Does this sound familiar? Everything around you seems to be collapsing, and you don't know what to do next. You need to make multiple phone calls and answer urgent emails at the same time. Your time is limited, yet the pile of unsolved issues is constantly growing. You stay up later, foregoing sleep, because you’re awake rushing and trying to complete the tasks you didn’t get a chance to work on during the day. You feel like you’re on the edge and you ask yourself - yet again - what on earth you were thinking when you decided to become an event professional.
This experience is not unique. Most of us know how scarce time is when planning an event. Sometimes, timeline-related challenges may happen because of last-minute changes. However, most times, the root of all evil is poor management. Since we tend to be overly optimistic about the time we need to complete certain tasks, it’s so easy to fall behind schedule.
The planning fallacy theory explains why we are so bad at estimating timelines. As science educator Julia Galef explains, we systematically underestimate the amount of time we plan to spend on a given project. We can easily predict the time we need to go from home to work, or figure out the amount of time we need to make dinner. However, as Galef indicates, when it comes to a complex project that requires multiple steps, it’s almost impossible to know exactly how long it will take.
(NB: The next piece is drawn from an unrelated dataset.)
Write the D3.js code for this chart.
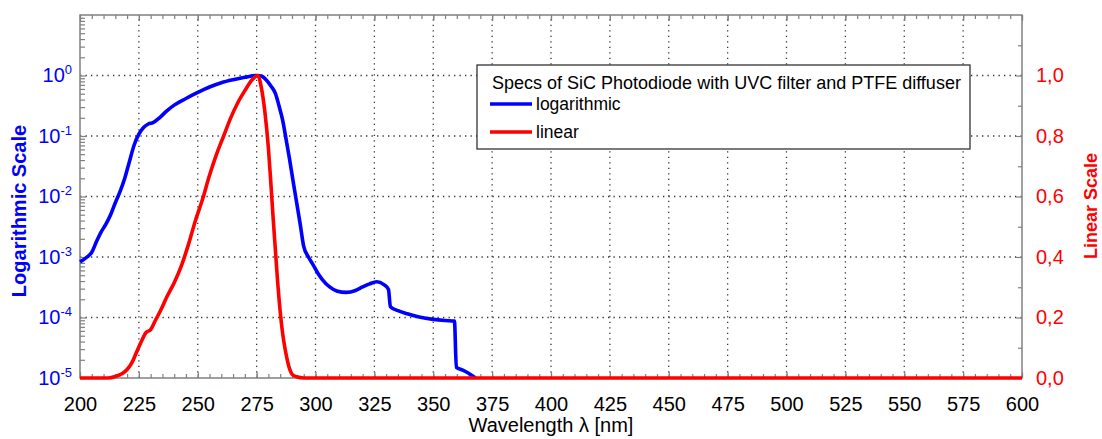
<!DOCTYPE html>
<html>
<head>
<meta charset="utf-8">
<script src="https://cdn.jsdelivr.net/npm/d3@7"></script>
<style>
  body { margin: 0; background: #fff; }
  svg { display: block; font-family: "Liberation Sans", Arial, sans-serif; }
</style>
</head>
<body>
<svg id="chart" width="1102" height="439"></svg>
<script>
// Responsivity, log curve (left axis):
var logWave  = [200, 203, 205, 207, 209, 211, 213, 215, 217, 219, 221, 223, 225, 227, 229, 231, 234, 237, 240, 245,
                250, 255, 260, 265, 270, 275, 277, 279, 281, 283, 284.5, 286, 287.5, 289, 290.5, 292, 293.5, 295, 297, 299,
                301, 303, 306, 309, 313, 317, 320, 323, 326, 329, 331, 331.8, 335, 339, 344, 350, 355, 359, 359.8, 362.5,
                365, 368];
var logValue = [8.3e-4, 1.0e-3, 1.2e-3, 1.8e-3, 2.6e-3, 3.5e-3, 5.0e-3, 7.9e-3, 1.2e-2, 2.0e-2, 3.8e-2, 7.1e-2, 0.107, 0.138, 0.158, 0.166, 0.204, 0.263, 0.324, 0.417,
                0.525, 0.646, 0.759, 0.851, 0.933, 1.0, 0.977, 0.851, 0.676, 0.501, 0.316, 0.186, 8.9e-2, 4.1e-2, 1.78e-2, 7.9e-3, 3.5e-3, 1.5e-3, 1.0e-3, 7.4e-4,
                5.4e-4, 4.2e-4, 3.2e-4, 2.75e-4, 2.6e-4, 2.8e-4, 3.2e-4, 3.6e-4, 3.9e-4, 3.5e-4, 2.9e-4, 1.5e-4, 1.3e-4, 1.15e-4, 1.02e-4, 9.3e-5, 8.9e-5, 8.7e-5, 1.5e-5, 1.35e-5,
                1.2e-5, 1.0e-5];

// Same data on linear axis (right):
var linWave  = [200, 212, 215, 218, 220, 222, 224, 226, 228, 230, 232, 234, 237, 240, 243, 246, 249, 252, 255, 258,
                261, 264, 267, 270, 273, 275.5, 277, 278.5, 280, 281, 282, 283, 284, 285, 286, 287, 288, 289, 290, 292,
                295, 600];
var linValue = [0, 0, 0.005, 0.015, 0.028, 0.05, 0.085, 0.12, 0.15, 0.16, 0.19, 0.22, 0.27, 0.315, 0.37, 0.44, 0.52, 0.59, 0.67, 0.74,
                0.80, 0.86, 0.91, 0.95, 0.985, 1.0, 0.96, 0.88, 0.76, 0.65, 0.53, 0.42, 0.31, 0.22, 0.15, 0.10, 0.06, 0.03, 0.013, 0.004,
                0, 0];

// Axis ticks:
var xTicks   = [200, 225, 250, 275, 300, 325, 350, 375, 400, 425, 450, 475, 500, 525, 550, 575, 600];
var logTicks = [1e-5, 1e-4, 1e-3, 1e-2, 1e-1, 1e0, 1e1];
var linTicks = [0, 0.2, 0.4, 0.6, 0.8, 1.0, 1.2];
var linMinor = [0.1, 0.3, 0.5, 0.7, 0.9, 1.1];

var legendTitle = "Specs of SiC Photodiode with UVC filter and PTFE diffuser";
var seriesNames = ["logarithmic", "linear"];
var seriesColors = ["#0000ff", "#ff0000"];

// Figure proportions:
var W = 1102, H = 439;
var margin = {top: 15, right: 80, bottom: 61, left: 80};
var plotL = margin.left, plotR = W - margin.right,
    plotB = H - margin.bottom, plotT = margin.top;

var x    = d3.scaleLinear().domain([200, 600]).range([plotL, plotR]);
var yLog = d3.scaleLog().domain([1e-5, 10]).range([plotB, plotT]);
var yLin = d3.scaleLinear().domain([0, 1.2]).range([plotB, plotT]);

var svg = d3.select("#chart");

// Dotted grid:
var grid = svg.append("g");
grid.selectAll(".gv")
  .data(xTicks.slice(1, -1))
  .enter().append("line")
    .attr("class", "gv")
    .attr("x1", d => x(d)).attr("x2", d => x(d))
    .attr("y1", plotB).attr("y2", plotT);
grid.selectAll(".gh")
  .data(logTicks.slice(1, -1))
  .enter().append("line")
    .attr("class", "gh")
    .attr("x1", plotL).attr("x2", plotR)
    .attr("y1", d => yLog(d)).attr("y2", d => yLog(d));
grid.selectAll("line")
  .attr("stroke", "#333")
  .attr("stroke-width", 1.3)
  .attr("stroke-dasharray", "1.3,4.2");

function styleAxis(g) {
  g.select(".domain").remove();
  g.selectAll(".tick line").attr("stroke", "#808080").attr("stroke-width", 1.2);
  g.attr("font-family", null).attr("font-size", null);
}

// Bottom and top axes (ticks inward):
var xMinor = d3.range(200, 601, 5);
svg.append("g").attr("transform", "translate(0," + plotB + ")")
  .call(d3.axisBottom(x).tickValues(xMinor).tickSize(-4).tickFormat(""))
  .call(styleAxis);
svg.append("g").attr("transform", "translate(0," + plotT + ")")
  .call(d3.axisTop(x).tickValues(xMinor).tickSize(-4).tickFormat(""))
  .call(styleAxis);
svg.append("g").attr("transform", "translate(0," + plotT + ")")
  .call(d3.axisTop(x).tickValues(xTicks).tickSize(-6).tickFormat(""))
  .call(styleAxis);
var xAxis = svg.append("g").attr("transform", "translate(0," + plotB + ")")
  .call(d3.axisBottom(x).tickValues(xTicks).tickSize(-6).tickPadding(19).tickFormat(d3.format("d")))
  .call(styleAxis);
xAxis.selectAll("text").attr("fill", "#000").style("font-size", "20px");

// Left log axis:
var logMinor = [];
for (var k = -5; k <= 0; k++) {
  for (var m = 2; m <= 9; m++) logMinor.push(m * Math.pow(10, k));
}
svg.append("g").attr("transform", "translate(" + plotL + ",0)")
  .call(d3.axisLeft(yLog).tickValues(logMinor).tickSize(-5).tickFormat(""))
  .call(styleAxis);
var yAxisL = svg.append("g").attr("transform", "translate(" + plotL + ",0)")
  .call(d3.axisLeft(yLog).tickValues(logTicks.slice(0, -1)).tickSize(-6).tickPadding(8).tickFormat(""))
  .call(styleAxis);
yAxisL.selectAll(".tick text").each(function(d) {
  var t = d3.select(this).attr("fill", seriesColors[0]).style("font-size", "20px");
  t.append("tspan").text("10");
  t.append("tspan").attr("dy", "-8").style("font-size", "13px").text(Math.round(Math.log10(d)));
});

// Right linear axis:
svg.append("g").attr("transform", "translate(" + plotR + ",0)")
  .call(d3.axisRight(yLin).tickValues(linMinor).tickSize(-4).tickFormat(""))
  .call(styleAxis);
var yAxisR = svg.append("g").attr("transform", "translate(" + plotR + ",0)")
  .call(d3.axisRight(yLin).tickValues(linTicks.slice(0, -1)).tickSize(-6).tickPadding(14)
    .tickFormat(d => d3.format(".1f")(d).replace(".", ",")))
  .call(styleAxis);
yAxisR.selectAll("text").attr("fill", seriesColors[1]).style("font-size", "20px");

// Plot frame:
svg.append("rect")
  .attr("x", plotL).attr("y", plotT)
  .attr("width", plotR - plotL).attr("height", plotB - plotT)
  .attr("fill", "none").attr("stroke", "#808080").attr("stroke-width", 1.5);

// Curves:
var lineLog = d3.line().x(d => x(d[0])).y(d => yLog(d[1])).curve(d3.curveMonotoneX);
var lineLin = d3.line().x(d => x(d[0])).y(d => yLin(d[1])).curve(d3.curveMonotoneX);
svg.append("path")
  .datum(d3.zip(logWave, logValue))
  .attr("d", lineLog)
  .attr("fill", "none").attr("stroke", seriesColors[0]).attr("stroke-width", 3.6)
  .attr("stroke-linejoin", "round");
svg.append("path")
  .datum(d3.zip(linWave, linValue))
  .attr("d", lineLin)
  .attr("fill", "none").attr("stroke", seriesColors[1]).attr("stroke-width", 3.6)
  .attr("stroke-linejoin", "round");

// Axis titles:
svg.append("text")
  .attr("x", (plotL + plotR) / 2).attr("y", 432)
  .attr("text-anchor", "middle").style("font-size", "20px")
  .text("Wavelength \u03bb [nm]");
svg.append("text")
  .attr("transform", "translate(26,211) rotate(-90)")
  .attr("text-anchor", "middle").style("font-size", "20px").style("font-weight", "bold")
  .attr("fill", seriesColors[0])
  .text("Logarithmic Scale");
svg.append("text")
  .attr("transform", "translate(1097,206) rotate(-90)")
  .attr("text-anchor", "middle").style("font-size", "18px").style("font-weight", "bold")
  .attr("fill", seriesColors[1])
  .text("Linear Scale");

// Legend:
var legend = svg.append("g");
legend.append("rect")
  .attr("x", 477).attr("y", 65).attr("width", 493).attr("height", 84)
  .attr("fill", "#fff").attr("stroke", "#333").attr("stroke-width", 1.3);
legend.append("text")
  .attr("x", 492).attr("y", 89).style("font-size", "18px")
  .text(legendTitle);
var items = legend.selectAll(".item")
  .data(seriesNames)
  .enter().append("g")
    .attr("class", "item")
    .attr("transform", (d, i) => "translate(0," + (104 + i * 28) + ")");
items.append("line")
  .attr("x1", 490).attr("x2", 532)
  .attr("stroke", (d, i) => seriesColors[i]).attr("stroke-width", 3.6);
items.append("text")
  .attr("x", 536).attr("dy", "0.35em").style("font-size", "17.5px")
  .text(d => d);
</script>
</body>
</html>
According to author and entrepreneur Kevin Van der Straeten, "In view of the fact that an event is subject to the constraints of time and resources, and also results in a very specific end product, it is not unreasonable to regard its organization as a project."
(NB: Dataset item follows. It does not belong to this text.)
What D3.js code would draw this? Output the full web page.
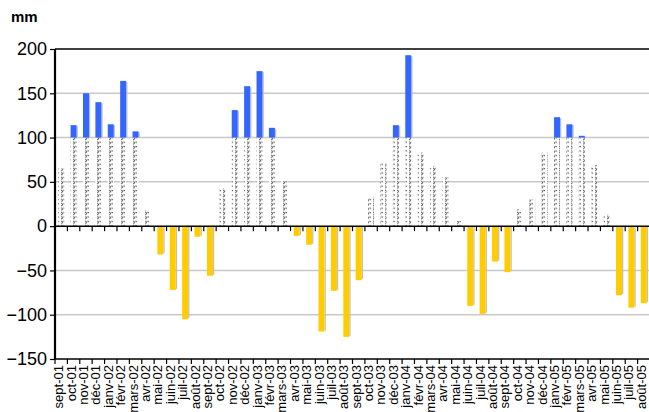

Considering this, here’s a list of steps you may follow to set up a stress-free timeline for your next event:
Step 1. Design an action roadmap for your event
As with any other team project, planning an event requires coherent management. That’s why it's important to create an extensive document that outlines each step both you and your team must take. To make it more comprehensive and user-friendly, you can categorize this roadmap using different concepts. For example, you can have categories such as program, attendees and speakers, catering, audiovisuals, marketing and promotion, website, etc. By writing down all the tasks your event involves and specifically designating someone to each action, you’ll be able to visualize the amount of work required for a successful planning.
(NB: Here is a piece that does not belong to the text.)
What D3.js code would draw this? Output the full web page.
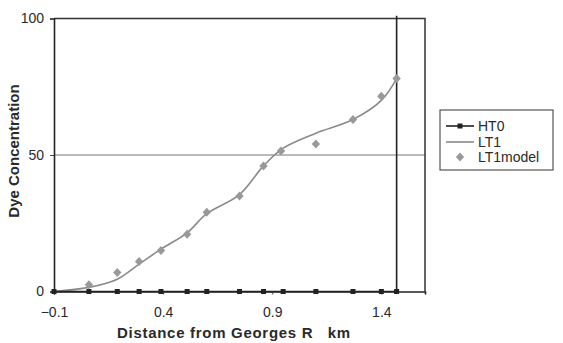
<!DOCTYPE html>
<html>
<head>
<meta charset="utf-8">
<script src="https://cdn.jsdelivr.net/npm/d3@7"></script>
<style>
  body { margin: 0; background: #fff; }
  text { font-family: "Liberation Sans", Arial, sans-serif; fill: #2a2a2a; }
</style>
</head>
<body>
<div id="chart"></div>
<script>
// distances along the river (km)
var distHT0 = [-0.1, 0.06, 0.19, 0.29, 0.39, 0.51, 0.6, 0.75, 0.86, 0.95, 1.1, 1.27, 1.4, 1.47, 1.47];
var valHT0 = [0, 0, 0, 0, 0, 0, 0, 0, 0, 0, 0, 0, 0, 0, 101];

var distLT1 = [-0.1, 0.06, 0.19, 0.29, 0.39, 0.51, 0.6, 0.75, 0.86, 0.95, 1.1, 1.27, 1.4, 1.47];
var valLT1 = [0, 1.5, 4.5, 10, 15.5, 21.5, 28.5, 35.5, 46, 52.5, 58, 63, 70, 78];

var distModel = [0.06, 0.19, 0.29, 0.39, 0.51, 0.6, 0.75, 0.86, 0.94, 1.1, 1.27, 1.4, 1.47];
var valModel = [2.5, 7, 11, 15, 21, 29, 35, 46, 51.5, 54, 63, 71.5, 78];

var xTicks = [-0.1, 0.4, 0.9, 1.4];
var yTicks = [0, 50, 100];
var legendNames = ["HT0", "LT1", "LT1model"];

var W = 563, H = 343;
var margin = { top: 18.5, right: 138, bottom: 51.5, left: 54 },
    width = W - margin.left - margin.right,
    height = H - margin.top - margin.bottom;

var svg = d3.select("#chart")
    .append("svg")
    .attr("width", W)
    .attr("height", H);

var g = svg.append("g")
    .attr("transform", "translate(" + margin.left + "," + margin.top + ")");

var x = d3.scaleLinear().domain([-0.1, 1.6]).range([0, width]);
var y = d3.scaleLinear().domain([0, 100]).range([height, 0]);

// gridline at 50
g.append("line")
    .attr("x1", 0).attr("x2", width)
    .attr("y1", y(50)).attr("y2", y(50))
    .attr("stroke", "#777").attr("stroke-width", 1);

// plot border top / right
g.append("path")
    .attr("d", "M0," + y(100) + "H" + width + "V" + height)
    .attr("fill", "none").attr("stroke", "#333").attr("stroke-width", 1.5);

// axes
var xAxis = g.append("g")
    .attr("transform", "translate(0," + height + ")")
    .call(d3.axisBottom(x).tickValues(xTicks).tickSize(3).tickFormat(d3.format(".1f")));
var yAxis = g.append("g")
    .call(d3.axisLeft(y).tickValues(yTicks).tickSize(4).tickFormat(d3.format("d")));

[xAxis, yAxis].forEach(function (a) {
    a.select(".domain").attr("stroke", "#222").attr("stroke-width", 1.6);
    a.selectAll(".tick line").attr("stroke", "#444");
    a.selectAll(".tick text").style("font-size", "14px").attr("fill", "#2a2a2a");
});
xAxis.selectAll(".tick text").attr("dy", "1.4em");
yAxis.selectAll(".tick text").attr("x", -10);

// LT1 smooth line
var lt1 = distLT1.map(function (d, i) { return [d, valLT1[i]]; });
g.append("path")
    .datum(lt1)
    .attr("fill", "none")
    .attr("stroke", "#8a8a8a")
    .attr("stroke-width", 1.6)
    .attr("d", d3.line()
        .x(function (d) { return x(d[0]); })
        .y(function (d) { return y(d[1]); })
        .curve(d3.curveCatmullRom.alpha(0.5)));

// HT0 line
var ht0 = distHT0.map(function (d, i) { return [d, valHT0[i]]; });
g.append("path")
    .datum(ht0)
    .attr("fill", "none")
    .attr("stroke", "#222")
    .attr("stroke-width", 1.6)
    .attr("d", d3.line()
        .x(function (d) { return x(d[0]); })
        .y(function (d) { return y(d[1]); }));

g.selectAll(".sq")
    .data(ht0.filter(function (d) { return d[1] <= 100; }))
    .enter().append("rect")
    .attr("class", "sq")
    .attr("x", function (d) { return x(d[0]) - 2.5; })
    .attr("y", function (d) { return y(d[1]) - 2.5; })
    .attr("width", 5).attr("height", 5)
    .attr("fill", "#222");

// LT1model diamonds (squat rotated squares)
var model = distModel.map(function (d, i) { return [d, valModel[i]]; });
var diamond = "M0,-4.5L4.2,0L0,4.5L-4.2,0Z";
g.selectAll(".dm")
    .data(model)
    .enter().append("path")
    .attr("class", "dm")
    .attr("transform", function (d) { return "translate(" + x(d[0]) + "," + y(d[1]) + ")"; })
    .attr("d", diamond)
    .attr("fill", "#999");

// axis titles
svg.append("text")
    .attr("x", 234).attr("y", 338)
    .attr("text-anchor", "middle")
    .style("font-size", "15px").style("font-weight", "bold")
    .style("letter-spacing", "0.7px")
    .style("white-space", "pre")
    .text("Distance from Georges R   km");

svg.append("text")
    .attr("transform", "translate(19,151) rotate(-90)")
    .attr("text-anchor", "middle")
    .style("font-size", "15px").style("font-weight", "bold")
    .text("Dye Concentration");

// legend
var lg = svg.append("g").attr("transform", "translate(440,110)");
lg.append("rect")
    .attr("width", 113).attr("height", 60)
    .attr("fill", "#fff").attr("stroke", "#333").attr("stroke-width", 1);

var rowY = [16, 32, 47];
legendNames.forEach(function (name, i) {
    var r = lg.append("g").attr("transform", "translate(0," + rowY[i] + ")");
    if (i === 0) {
        r.append("line").attr("x1", 6).attr("x2", 34).attr("stroke", "#222").attr("stroke-width", 1.6);
        r.append("rect").attr("x", 17.5).attr("y", -2.5).attr("width", 5).attr("height", 5).attr("fill", "#222");
    } else if (i === 1) {
        r.append("line").attr("x1", 6).attr("x2", 34).attr("stroke", "#8a8a8a").attr("stroke-width", 1.6);
    } else {
        r.append("path").attr("transform", "translate(20,0)").attr("d", diamond).attr("fill", "#999");
    }
    r.append("text")
        .attr("x", 38).attr("y", 5)
        .style("font-size", "14px")
        .text(name);
});
</script>
</body>
</html>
Step 2. Estimate the time you need for every task
Although it can't be precise, since various tasks depend on third parties, indicate an estimate time you think each step will take. For example, how much time do you need to set up the event program? Or in how many days do you think you’ll have the event webpage up and running? Write down the duration of each task and make a detailed plan of how you’ll distribute the work, considering the time you have.
Step 3. Confirm your deadlines with the event suppliers
If you’re working with event suppliers, it's important to confirm the timeline with them. Let's say you're printing an event booklet with the program. You outsourced the design to a freelancer and the printing to a different supplier. As you can understand, the printing may take some time, especially if there are some technical problems with the vectorial archive.
That’s why you should confirm with the freelancer the exact day of the product delivery. Then you can verify with the printing company how much time it needs to print a specific number of booklets. Always confirm with the event suppliers how much time they need to accomplish specific tasks. This will help you avoid unpleasant surprises.
Step 4. Include possible delays
You don't have full control over the workload. You have to depend on other people or event suppliers who can be late in delivering what you need (or in responding quickly to your emails). That's why it’s important to be aware of the delays you may have during the planning process.
Step 5. Validate the timeline with your event team
When designing the event timeline, always ask your employees or team members if they think the entire project is viable. After all, they are the ones who will be responsible for accomplishing the tasks you wrote down in the event management document. Apart from that, they might have a better idea of how long they’ll need to complete a certain action.
Call to action
Systematic and detailed planning is the key to a stress-free timeline. Make sure to set up an efficient planning process, and be sure to consider the time and the delays planning and marketing tasks will take. Apart from that, always be accountable for the evolution of the timeline. If some actions aren’t finished on time, you may want to put in extra effort or invest more resources into its completion.